I got into an internet debate today. Yeah, i know, it's mostly a waste of time. But i did enjoy the process of sharpening my own thoughts. At one point, the opponent rephrased my words "follow Jesus" into "follow the Bible 100%". Some who agreed with me accepted the rephrasing and ran with it. It bugged me immediately, but it took a while for me to articulate why.  Here's what i concluded:

We don't follow an "it"; we don't measure salvation in percentages. We are called not to comply with a rulebook, but to follow a divine Person, revealed in creation, history, community and, yes, scripture. These scriptures were given in pieces over time to differing cultures and situations, and they are a true story far, far more than they are a factual textbook or rulebook. To speak of percentages implies a measurable equivalence between any one part and another, something you might get with a dictionary, but never with a story, never with religious texts. All parts matter, but by no means in equal measure. So when we emphasize that we follow Jesus, the Son of God, revealed in all of the Bible, it is because saying something mathematic like "follow the Bible 100%" utterly fails to describe the lifelong (and then some) process of interpreting everything contextually (big picture always trumps cherry-picked text), culturally (in light of people to whom it was given), literally (in proper "literature" sense, as many genres are found in the Bible), and relationally (it was never given to be interpreted in isolation). It is pharisaical to try and handle the Bible (or any story) like a series of manageable numbers/facts/rules, and i'm sure you're aware of what Jesus thought of the Pharisees. 

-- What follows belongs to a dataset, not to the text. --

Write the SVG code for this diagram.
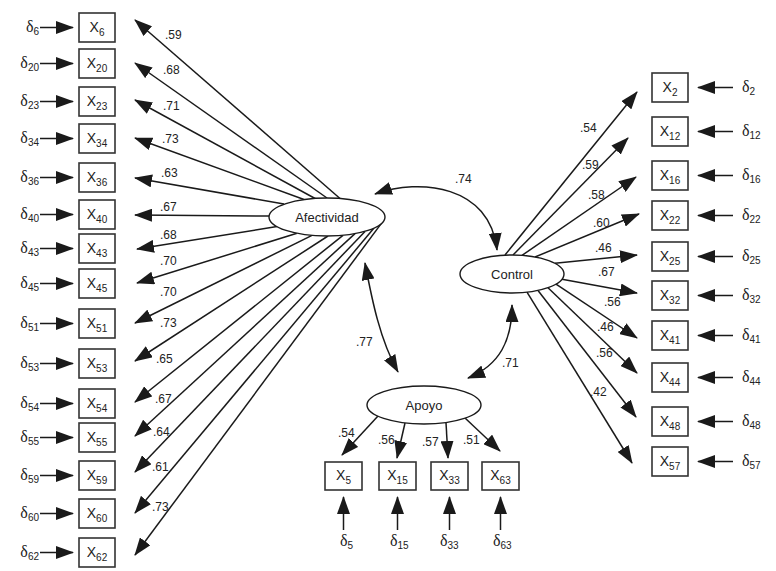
<svg xmlns="http://www.w3.org/2000/svg" width="776" height="571" viewBox="0 0 776 571">
<style>
.box{fill:#fff;stroke:#333;stroke-width:1.6}
.lat{fill:#fff;stroke:#1a1a1a;stroke-width:1.4}
.lnA{fill:none;stroke:#1a1a1a;stroke-width:1.5;marker-end:url(#ah)}
.lnB{fill:none;stroke:#1a1a1a;stroke-width:1.5;marker-start:url(#ah);marker-end:url(#ah)}
.x{font-family:"Liberation Sans",Arial,sans-serif;font-size:14px;fill:#222;text-anchor:middle}
.d{font-family:"Liberation Serif","Times New Roman",serif;font-size:16px;fill:#222}
.s{font-family:"Liberation Sans",Arial,sans-serif;font-size:10px}
.n{font-family:"Liberation Sans",Arial,sans-serif;font-size:12px;fill:#222}
.lt{font-family:"Liberation Sans",Arial,sans-serif;font-size:13px;fill:#222;text-anchor:middle}
</style>
<defs>
<marker id="ah" viewBox="0 0 18 13" refX="17" refY="6.5" markerWidth="18" markerHeight="13" markerUnits="userSpaceOnUse" orient="auto-start-reverse">
<path d="M0,0 L18,6.5 L0,13 z" fill="#1a1a1a"/>
</marker>
</defs>
<rect width="776" height="571" fill="#fff"/>

<g id="connectors">
<line class="lnA" x1="340" y1="198.5" x2="135" y2="20"/>
<line class="lnA" x1="327" y1="198" x2="135" y2="63"/>
<line class="lnA" x1="316" y1="199" x2="135" y2="100"/>
<line class="lnA" x1="304" y1="199.5" x2="135" y2="138"/>
<line class="lnA" x1="284" y1="204" x2="135" y2="178"/>
<line class="lnA" x1="269" y1="216" x2="135" y2="215"/>
<line class="lnA" x1="277" y1="226.6" x2="137" y2="249"/>
<line class="lnA" x1="297" y1="233.3" x2="137" y2="283"/>
<line class="lnA" x1="312" y1="235.4" x2="135" y2="323"/>
<line class="lnA" x1="328" y1="236" x2="135" y2="361"/>
<line class="lnA" x1="343" y1="235.3" x2="135" y2="402"/>
<line class="lnA" x1="355" y1="233.6" x2="135" y2="436"/>
<line class="lnA" x1="365" y1="231.4" x2="135" y2="472"/>
<line class="lnA" x1="374" y1="228.1" x2="135" y2="513"/>
<line class="lnA" x1="381" y1="223.9" x2="135" y2="555"/>
<line class="lnA" x1="505" y1="255" x2="637" y2="92"/>
<line class="lnA" x1="513" y1="255" x2="628" y2="138"/>
<line class="lnA" x1="522" y1="255.3" x2="636" y2="177"/>
<line class="lnA" x1="535" y1="257" x2="639" y2="214"/>
<line class="lnA" x1="555" y1="263.3" x2="637" y2="255"/>
<line class="lnA" x1="562" y1="279.2" x2="637" y2="293"/>
<line class="lnA" x1="556" y1="284.1" x2="637" y2="338"/>
<line class="lnA" x1="548" y1="287.7" x2="637" y2="373"/>
<line class="lnA" x1="538" y1="290.5" x2="636" y2="417"/>
<line class="lnA" x1="527" y1="292.2" x2="632" y2="463"/>
<line class="lnA" x1="378" y1="416" x2="342" y2="455"/>
<line class="lnA" x1="405" y1="423" x2="397" y2="458"/>
<line class="lnA" x1="446" y1="422.5" x2="448" y2="458"/>
<line class="lnA" x1="465" y1="418" x2="500" y2="451"/>
<path class="lnB" d="M375,194 C420,178 490,185 497,250"/>
<path class="lnB" d="M365,263 C372,300 380,340 398,372"/>
<path class="lnB" d="M512,305 C512,340 500,365 468,378"/>
<line class="lnA" x1="40" y1="27.5" x2="73" y2="27.5"/>
<line class="lnA" x1="40" y1="63.5" x2="73" y2="63.5"/>
<line class="lnA" x1="40" y1="101.5" x2="73" y2="101.5"/>
<line class="lnA" x1="40" y1="138.5" x2="73" y2="138.5"/>
<line class="lnA" x1="40" y1="177.5" x2="73" y2="177.5"/>
<line class="lnA" x1="40" y1="214.5" x2="73" y2="214.5"/>
<line class="lnA" x1="40" y1="248.5" x2="73" y2="248.5"/>
<line class="lnA" x1="40" y1="283.5" x2="73" y2="283.5"/>
<line class="lnA" x1="40" y1="323.5" x2="73" y2="323.5"/>
<line class="lnA" x1="40" y1="363.5" x2="73" y2="363.5"/>
<line class="lnA" x1="40" y1="403.5" x2="73" y2="403.5"/>
<line class="lnA" x1="40" y1="437.5" x2="73" y2="437.5"/>
<line class="lnA" x1="40" y1="475.5" x2="73" y2="475.5"/>
<line class="lnA" x1="40" y1="513.5" x2="73" y2="513.5"/>
<line class="lnA" x1="40" y1="552.5" x2="73" y2="552.5"/>
<line class="lnA" x1="733" y1="87.5" x2="698" y2="87.5"/>
<line class="lnA" x1="733" y1="131.5" x2="698" y2="131.5"/>
<line class="lnA" x1="733" y1="175.5" x2="698" y2="175.5"/>
<line class="lnA" x1="733" y1="215.5" x2="698" y2="215.5"/>
<line class="lnA" x1="733" y1="256.5" x2="698" y2="256.5"/>
<line class="lnA" x1="733" y1="295.5" x2="698" y2="295.5"/>
<line class="lnA" x1="733" y1="335.5" x2="698" y2="335.5"/>
<line class="lnA" x1="733" y1="377.5" x2="698" y2="377.5"/>
<line class="lnA" x1="733" y1="421.5" x2="698" y2="421.5"/>
<line class="lnA" x1="733" y1="461.5" x2="698" y2="461.5"/>
<line class="lnA" x1="343.5" y1="530" x2="343.5" y2="497"/>
<line class="lnA" x1="397.5" y1="530" x2="397.5" y2="497"/>
<line class="lnA" x1="449.5" y1="530" x2="449.5" y2="497"/>
<line class="lnA" x1="500.5" y1="530" x2="500.5" y2="497"/>
</g>

<g id="labels">
<text class="n" x="165" y="39">.59</text>
<text class="n" x="163" y="74">.68</text>
<text class="n" x="163" y="110">.71</text>
<text class="n" x="162" y="143">.73</text>
<text class="n" x="161" y="177">.63</text>
<text class="n" x="160" y="211">.67</text>
<text class="n" x="160" y="239">.68</text>
<text class="n" x="160" y="265">.70</text>
<text class="n" x="160" y="296">.70</text>
<text class="n" x="160" y="327">.73</text>
<text class="n" x="156" y="363">.65</text>
<text class="n" x="155" y="403">.67</text>
<text class="n" x="153" y="436">.64</text>
<text class="n" x="152" y="471">.61</text>
<text class="n" x="152" y="511">.73</text>
<text class="n" x="580" y="132">.54</text>
<text class="n" x="582" y="169">.59</text>
<text class="n" x="588" y="199">.58</text>
<text class="n" x="593" y="227">.60</text>
<text class="n" x="595" y="252">.46</text>
<text class="n" x="598" y="276">.67</text>
<text class="n" x="604" y="306">.56</text>
<text class="n" x="597" y="331">.46</text>
<text class="n" x="596" y="357">.56</text>
<text class="n" x="590" y="396">.42</text>
<text class="n" x="338" y="437">.54</text>
<text class="n" x="378" y="444">.56</text>
<text class="n" x="422" y="446">.57</text>
<text class="n" x="463" y="444">.51</text>
<text class="n" x="455" y="183">.74</text>
<text class="n" x="356" y="346">.77</text>
<text class="n" x="502" y="367">.71</text>
</g>

<g id="Afectividad"><ellipse class="lat" cx="327" cy="217" rx="58" ry="19"/><text class="lt" x="327" y="221.5">Afectividad</text></g>
<g id="Control"><ellipse class="lat" cx="512" cy="274" rx="52" ry="19"/><text class="lt" x="512" y="278.5">Control</text></g>
<g id="Apoyo"><ellipse class="lat" cx="424" cy="405" rx="57" ry="19"/><text class="lt" x="424" y="409.5">Apoyo</text></g>

<g id="X6"><rect class="box" x="79" y="13" width="36" height="29"/><text class="x" x="97" y="32">X<tspan class="s" dy="4">6</tspan></text><text class="d" x="39" y="32" text-anchor="end">δ<tspan class="s" dy="3">6</tspan></text></g>
<g id="X20"><rect class="box" x="79" y="49" width="36" height="29"/><text class="x" x="97" y="68">X<tspan class="s" dy="4">20</tspan></text><text class="d" x="39" y="68" text-anchor="end">δ<tspan class="s" dy="3">20</tspan></text></g>
<g id="X23"><rect class="box" x="79" y="87" width="36" height="29"/><text class="x" x="97" y="106">X<tspan class="s" dy="4">23</tspan></text><text class="d" x="39" y="106" text-anchor="end">δ<tspan class="s" dy="3">23</tspan></text></g>
<g id="X34"><rect class="box" x="79" y="124" width="36" height="29"/><text class="x" x="97" y="143">X<tspan class="s" dy="4">34</tspan></text><text class="d" x="39" y="143" text-anchor="end">δ<tspan class="s" dy="3">34</tspan></text></g>
<g id="X36"><rect class="box" x="79" y="163" width="36" height="29"/><text class="x" x="97" y="182">X<tspan class="s" dy="4">36</tspan></text><text class="d" x="39" y="182" text-anchor="end">δ<tspan class="s" dy="3">36</tspan></text></g>
<g id="X40"><rect class="box" x="79" y="200" width="36" height="29"/><text class="x" x="97" y="219">X<tspan class="s" dy="4">40</tspan></text><text class="d" x="39" y="219" text-anchor="end">δ<tspan class="s" dy="3">40</tspan></text></g>
<g id="X43"><rect class="box" x="79" y="234" width="36" height="29"/><text class="x" x="97" y="253">X<tspan class="s" dy="4">43</tspan></text><text class="d" x="39" y="253" text-anchor="end">δ<tspan class="s" dy="3">43</tspan></text></g>
<g id="X45"><rect class="box" x="79" y="269" width="36" height="29"/><text class="x" x="97" y="288">X<tspan class="s" dy="4">45</tspan></text><text class="d" x="39" y="288" text-anchor="end">δ<tspan class="s" dy="3">45</tspan></text></g>
<g id="X51"><rect class="box" x="79" y="309" width="36" height="29"/><text class="x" x="97" y="328">X<tspan class="s" dy="4">51</tspan></text><text class="d" x="39" y="328" text-anchor="end">δ<tspan class="s" dy="3">51</tspan></text></g>
<g id="X53"><rect class="box" x="79" y="349" width="36" height="29"/><text class="x" x="97" y="368">X<tspan class="s" dy="4">53</tspan></text><text class="d" x="39" y="368" text-anchor="end">δ<tspan class="s" dy="3">53</tspan></text></g>
<g id="X54"><rect class="box" x="79" y="389" width="36" height="29"/><text class="x" x="97" y="408">X<tspan class="s" dy="4">54</tspan></text><text class="d" x="39" y="408" text-anchor="end">δ<tspan class="s" dy="3">54</tspan></text></g>
<g id="X55"><rect class="box" x="79" y="423" width="36" height="29"/><text class="x" x="97" y="442">X<tspan class="s" dy="4">55</tspan></text><text class="d" x="39" y="442" text-anchor="end">δ<tspan class="s" dy="3">55</tspan></text></g>
<g id="X59"><rect class="box" x="79" y="461" width="36" height="29"/><text class="x" x="97" y="480">X<tspan class="s" dy="4">59</tspan></text><text class="d" x="39" y="480" text-anchor="end">δ<tspan class="s" dy="3">59</tspan></text></g>
<g id="X60"><rect class="box" x="79" y="499" width="36" height="29"/><text class="x" x="97" y="518">X<tspan class="s" dy="4">60</tspan></text><text class="d" x="39" y="518" text-anchor="end">δ<tspan class="s" dy="3">60</tspan></text></g>
<g id="X62"><rect class="box" x="79" y="538" width="36" height="29"/><text class="x" x="97" y="557">X<tspan class="s" dy="4">62</tspan></text><text class="d" x="39" y="557" text-anchor="end">δ<tspan class="s" dy="3">62</tspan></text></g>

<g id="X2"><rect class="box" x="652" y="73" width="36" height="29"/><text class="x" x="670" y="92">X<tspan class="s" dy="4">2</tspan></text><text class="d" x="742" y="92">δ<tspan class="s" dy="3">2</tspan></text></g>
<g id="X12"><rect class="box" x="652" y="117" width="36" height="29"/><text class="x" x="670" y="136">X<tspan class="s" dy="4">12</tspan></text><text class="d" x="742" y="136">δ<tspan class="s" dy="3">12</tspan></text></g>
<g id="X16"><rect class="box" x="652" y="161" width="36" height="29"/><text class="x" x="670" y="180">X<tspan class="s" dy="4">16</tspan></text><text class="d" x="742" y="180">δ<tspan class="s" dy="3">16</tspan></text></g>
<g id="X22"><rect class="box" x="652" y="201" width="36" height="29"/><text class="x" x="670" y="220">X<tspan class="s" dy="4">22</tspan></text><text class="d" x="742" y="220">δ<tspan class="s" dy="3">22</tspan></text></g>
<g id="X25"><rect class="box" x="652" y="242" width="36" height="29"/><text class="x" x="670" y="261">X<tspan class="s" dy="4">25</tspan></text><text class="d" x="742" y="261">δ<tspan class="s" dy="3">25</tspan></text></g>
<g id="X32"><rect class="box" x="652" y="281" width="36" height="29"/><text class="x" x="670" y="300">X<tspan class="s" dy="4">32</tspan></text><text class="d" x="742" y="300">δ<tspan class="s" dy="3">32</tspan></text></g>
<g id="X41"><rect class="box" x="652" y="321" width="36" height="29"/><text class="x" x="670" y="340">X<tspan class="s" dy="4">41</tspan></text><text class="d" x="742" y="340">δ<tspan class="s" dy="3">41</tspan></text></g>
<g id="X44"><rect class="box" x="652" y="363" width="36" height="29"/><text class="x" x="670" y="382">X<tspan class="s" dy="4">44</tspan></text><text class="d" x="742" y="382">δ<tspan class="s" dy="3">44</tspan></text></g>
<g id="X48"><rect class="box" x="652" y="407" width="36" height="29"/><text class="x" x="670" y="426">X<tspan class="s" dy="4">48</tspan></text><text class="d" x="742" y="426">δ<tspan class="s" dy="3">48</tspan></text></g>
<g id="X57"><rect class="box" x="652" y="447" width="36" height="29"/><text class="x" x="670" y="466">X<tspan class="s" dy="4">57</tspan></text><text class="d" x="742" y="466">δ<tspan class="s" dy="3">57</tspan></text></g>

<g id="X5"><rect class="box" x="325" y="462" width="37" height="28"/><text class="x" x="343.5" y="480">X<tspan class="s" dy="4">5</tspan></text><text class="d" x="340" y="546">δ<tspan class="s" dy="3">5</tspan></text></g>
<g id="X15"><rect class="box" x="379" y="462" width="37" height="28"/><text class="x" x="397.5" y="480">X<tspan class="s" dy="4">15</tspan></text><text class="d" x="390" y="546">δ<tspan class="s" dy="3">15</tspan></text></g>
<g id="X33"><rect class="box" x="431" y="462" width="37" height="28"/><text class="x" x="449.5" y="480">X<tspan class="s" dy="4">33</tspan></text><text class="d" x="440" y="546">δ<tspan class="s" dy="3">33</tspan></text></g>
<g id="X63"><rect class="box" x="482" y="462" width="37" height="28"/><text class="x" x="500.5" y="480">X<tspan class="s" dy="4">63</tspan></text><text class="d" x="493" y="546">δ<tspan class="s" dy="3">63</tspan></text></g>
</svg>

Anyone handling theology or scripture MUST maintain a sense of humility and accept a certain degree of mystery, because every idea you grasp of an infinite, creator God is, by definition, simplified or wrong in some way in order for it to fit into your finite, created head. Any other approach to God inescapably means you've a priori concluded that either your own understanding is infinite or else God is finite/non-existent.


Yeah, i'm pretty happy with this coming out, regardless of the likely fruitless outcome of the debate.  Gosh, are internet debates even worthy of the word "debate"? Probably not.